Venezuelan President Nicolas Maduro is speaking virtually before the United Nations General Assembly, from Caracas, Venezuela, on September 22, 2021.

Venezuelan President Nicolas Maduro has demanded a complete removal of all economic and financial sanctions imposed by the United States against the South American country.

The US and its allies have targeted Venezuela with a “fierce campaign” of permanent and systematic aggression through economic and financial sanctions, Maduro said in a pre-recorded address to the 76th session of the United Nations General Assembly in New York on Wednesday.

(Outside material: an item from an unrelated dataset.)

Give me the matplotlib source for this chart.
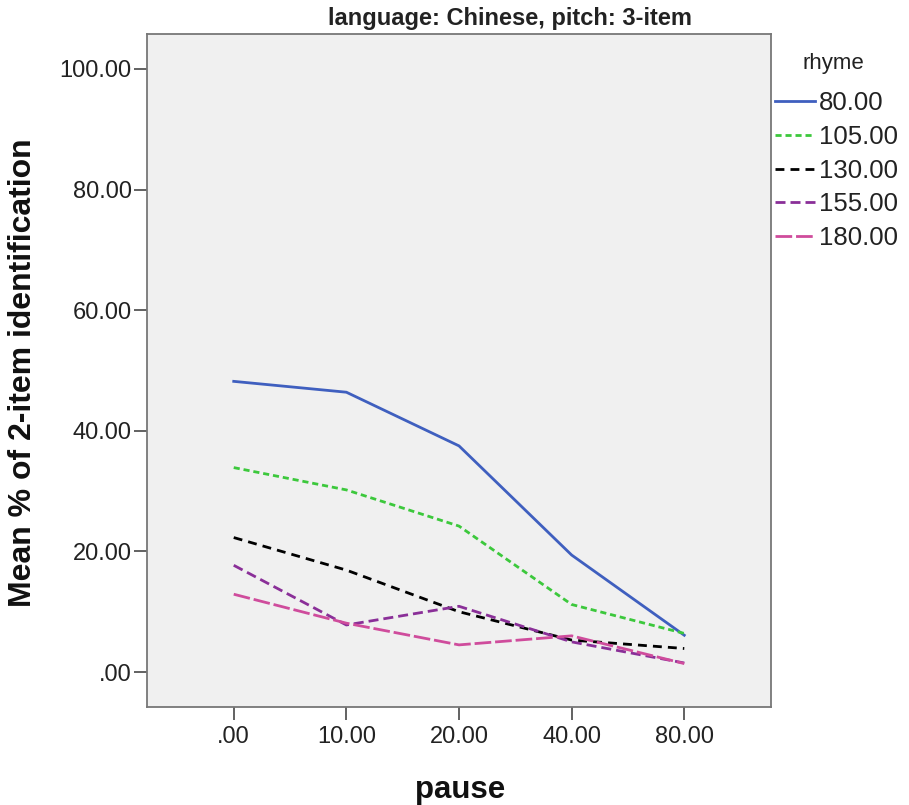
import matplotlib
matplotlib.use("Agg")
import matplotlib.pyplot as plt
from matplotlib.ticker import FuncFormatter

plt.rcParams['font.family'] = ['Liberation Sans', 'DejaVu Sans']

pause_labels = [".00", "10.00", "20.00", "40.00", "80.00"]
rhyme_labels = ["80.00", "105.00", "130.00", "155.00", "180.00"]
r80 = [48.2, 46.4, 37.5, 19.4, 6.1]
r105 = [33.9, 30.2, 24.2, 11.2, 6.4]
r130 = [22.3, 16.9, 10.0, 5.3, 3.9]
r155 = [17.7, 7.8, 10.9, 5.0, 1.5]
r180 = [12.9, 8.1, 4.5, 6.0, 1.4]
series = [r80, r105, r130, r155, r180]
colors = ["#3f5fbf", "#3cc83c", "#000000", "#8a2f98", "#cf4c9c"]
dashes = [None, (2.2, 1.4), (3.2, 2.2), (3.6, 1.8), (6.0, 1.4)]

W, H = 909, 805
fig = plt.figure(figsize=(W / 100, H / 100), dpi=100)
ax = fig.add_axes([147 / W, 98 / H, 624 / W, 673 / H])
ax.set_facecolor("#f0f0f0")

x = list(range(len(pause_labels)))
for vals, lab, c, d in zip(series, rhyme_labels, colors, dashes):
    line, = ax.plot(x, vals, color=c, lw=2.0, label=lab)
    if d is not None:
        line.set_dashes(d)

ax.set_xlim(-0.77, 4.77)
ax.set_ylim(-5.8, 105.8)
ax.set_xticks(x)
ax.set_xticklabels(pause_labels)
ax.set_yticks([0, 20, 40, 60, 80, 100])
ax.yaxis.set_major_formatter(FuncFormatter(lambda v, p: ".00" if v == 0 else f"{v:.2f}"))
ax.tick_params(axis='both', direction='out', length=9.5, width=1.3, color="#555555",
               labelsize=17, labelcolor="#222222", pad=1.5)
ax.tick_params(axis='x', pad=4)
for s in ax.spines.values():
    s.set_color("#777777")
    s.set_linewidth(1.3)

fig.text(510 / W, 1 - 19 / H, "language: Chinese, pitch: 3-item", fontsize=17,
         fontweight='bold', color="#222222", ha='center', va='center')
fig.text(23 / W, 1 - 373 / H, "Mean % of 2-item identification", fontsize=23,
         fontweight='bold', color="#111111", rotation=90, ha='center', va='center')
fig.text(460 / W, 1 - 790 / H, "pause", fontsize=22.5, fontweight='bold',
         color="#111111", ha='center', va='center')

fig.text(803 / W, 1 - 63 / H, "rhyme", fontsize=16, color="#222222",
         ha='left', va='center')
leg = ax.legend(loc='upper left', bbox_to_anchor=(775 / W, 1 - 91 / H),
                bbox_transform=fig.transFigure, frameon=False,
                fontsize=18.5, handlelength=1.55,
                handletextpad=0.15, labelspacing=0.38, borderaxespad=0,
                borderpad=0)
for t in leg.get_texts():
    t.set_color("#222222")

fig.savefig("out.png", dpi=100)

“Financial accounts are being chased, gold has been seized and blocked from the legal international reserves of the Central Bank of Venezuela in London, billions of dollars in bank accounts have been seized and blocked in the United States, Europe and more,” he added.

The US has imposed several rounds of tough sanctions against Venezuela aimed at ousting Maduro and replacing him with its favored opposition figure Juan Guaido. The sanctions, which include illegal confiscation of Venezuelan assets abroad and an economic blockade, have caused enormous suffering to millions of people in the Latin American country.

“We ratify our request, our demand that all criminal sanctions against the Venezuelan economy, against Venezuelan society by the United States and by the governments of the European Union be lifted,” Maduro said.

This comes as Caracas holds talks with representatives of Venezuela’s opposition in Mexico in a bid to have the sanctions removed. The negotiations commenced after the two sides inked a document to reach a series of agreements leading to the holding of elections.

Separately on Wednesday, Caracas said that it had asked the International Criminal Court (ICC) to investigate US sanctions as crimes against humanity and provided The Hague-based tribunal with evidence.

Venezuelan Vice President Delcy Rodriguez said that two days earlier, the government had delivered to ICC’s chief prosecutor a dossier that reveals how US sanctions on Venezuela have affected people’s rights to health, food, and economic development.

She added that among the countries “illicitly” targeted by the US’ sanctions, Venezuela was fifth in the number of the “unilateral coercive measures” that it was enduring.

Back in February 2020, Caracas complained to the ICC that Washington’s unilateral measures against Venezuela constituted a crime against humanity.

Elsewhere in his remarks at the UN General Assembly on Wednesday, Maduro also called for a “new human community … free of hegemonic empires.”

The world “must be liberated from any hegemonies or any empires’ attempts at economic, financial, military or political domination; liberated from those who over centuries plundered, dominated, exploited and oppressed people throughout the world with their old, rapacious colonialism,” he said.

“There are those who are today attempting to impose new forms of colonialism on our people, new forms of domination, looting, oppression and exploitation of people throughout the world,” Maduro added.

With the support of Mexican President Andrés Manuel Lopez Obrador and the special diplomatic aid of Norway, Russia, and the Netherlands, Venezuela is addressing a comprehensive agenda to advance in the social and economic recovery, he said.

In conclusion, Maduro noted that there was a necessity to build “a new world”, which must be free of hegemony and founded on the principles of multilateralism and international law.

“A new world that emerges from Africa, Asia, Latin America, and the Caribbean, and from the native peoples of the United States of America. A new world that is reborn to end the old hegemonies, to put an end to the pretense of some to become policemen and judges of all the peoples of the world,” he said, noting that such a new world needed a new United Nations as well.

“Venezuela stands up with its own voice for that new world”, Maduro added.